START

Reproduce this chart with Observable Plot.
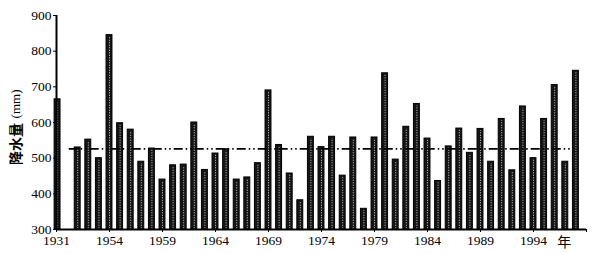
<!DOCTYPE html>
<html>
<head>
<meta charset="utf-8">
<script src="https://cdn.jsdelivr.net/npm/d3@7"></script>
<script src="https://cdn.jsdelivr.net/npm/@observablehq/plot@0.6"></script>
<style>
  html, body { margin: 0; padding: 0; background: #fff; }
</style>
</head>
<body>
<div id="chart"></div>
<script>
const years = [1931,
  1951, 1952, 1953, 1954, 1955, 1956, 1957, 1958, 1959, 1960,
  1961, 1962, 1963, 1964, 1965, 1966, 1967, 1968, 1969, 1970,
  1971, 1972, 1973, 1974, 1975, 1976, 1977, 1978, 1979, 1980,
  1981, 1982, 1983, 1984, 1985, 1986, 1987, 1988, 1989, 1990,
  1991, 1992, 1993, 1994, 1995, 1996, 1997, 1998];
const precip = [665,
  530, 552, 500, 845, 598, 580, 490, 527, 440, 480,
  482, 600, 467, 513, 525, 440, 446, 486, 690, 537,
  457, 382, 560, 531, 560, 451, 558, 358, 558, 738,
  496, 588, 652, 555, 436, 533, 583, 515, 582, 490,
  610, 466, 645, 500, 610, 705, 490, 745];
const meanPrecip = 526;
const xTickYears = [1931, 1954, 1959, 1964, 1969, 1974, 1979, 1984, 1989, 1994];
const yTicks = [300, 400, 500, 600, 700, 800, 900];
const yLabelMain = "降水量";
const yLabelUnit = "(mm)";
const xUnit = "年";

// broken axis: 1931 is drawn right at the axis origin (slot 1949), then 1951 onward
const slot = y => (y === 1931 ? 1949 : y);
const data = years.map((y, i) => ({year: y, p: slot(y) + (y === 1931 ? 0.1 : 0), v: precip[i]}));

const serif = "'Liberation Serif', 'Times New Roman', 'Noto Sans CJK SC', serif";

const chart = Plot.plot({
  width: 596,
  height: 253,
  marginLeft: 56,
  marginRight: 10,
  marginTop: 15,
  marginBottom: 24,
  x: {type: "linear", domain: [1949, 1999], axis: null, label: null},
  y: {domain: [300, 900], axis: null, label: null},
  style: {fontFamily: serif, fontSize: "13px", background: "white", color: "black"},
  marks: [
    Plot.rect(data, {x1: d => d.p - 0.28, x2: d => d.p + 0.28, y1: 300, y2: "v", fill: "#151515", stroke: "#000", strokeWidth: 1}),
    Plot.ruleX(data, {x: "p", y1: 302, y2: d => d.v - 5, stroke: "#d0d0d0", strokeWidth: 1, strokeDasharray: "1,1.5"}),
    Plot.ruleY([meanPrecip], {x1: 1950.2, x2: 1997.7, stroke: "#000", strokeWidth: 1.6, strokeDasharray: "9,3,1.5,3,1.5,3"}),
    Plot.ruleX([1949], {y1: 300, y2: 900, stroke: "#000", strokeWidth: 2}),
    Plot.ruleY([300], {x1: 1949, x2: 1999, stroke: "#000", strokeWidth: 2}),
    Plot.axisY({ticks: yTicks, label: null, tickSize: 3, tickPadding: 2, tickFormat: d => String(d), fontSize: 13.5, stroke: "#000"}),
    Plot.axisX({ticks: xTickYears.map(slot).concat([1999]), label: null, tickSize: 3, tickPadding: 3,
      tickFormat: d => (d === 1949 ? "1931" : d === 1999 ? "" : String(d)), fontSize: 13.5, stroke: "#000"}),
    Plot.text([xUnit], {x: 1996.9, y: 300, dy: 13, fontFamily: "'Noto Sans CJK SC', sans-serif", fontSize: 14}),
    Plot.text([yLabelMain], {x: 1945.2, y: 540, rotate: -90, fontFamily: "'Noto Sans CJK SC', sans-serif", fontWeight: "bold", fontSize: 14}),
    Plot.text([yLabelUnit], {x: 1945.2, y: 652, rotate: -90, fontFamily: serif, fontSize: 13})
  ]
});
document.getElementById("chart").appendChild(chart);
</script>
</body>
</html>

END

Exercise.
Find how many lines of the material carry the string "chart". Only the number should be in the answer.

Answer to this exercise.
4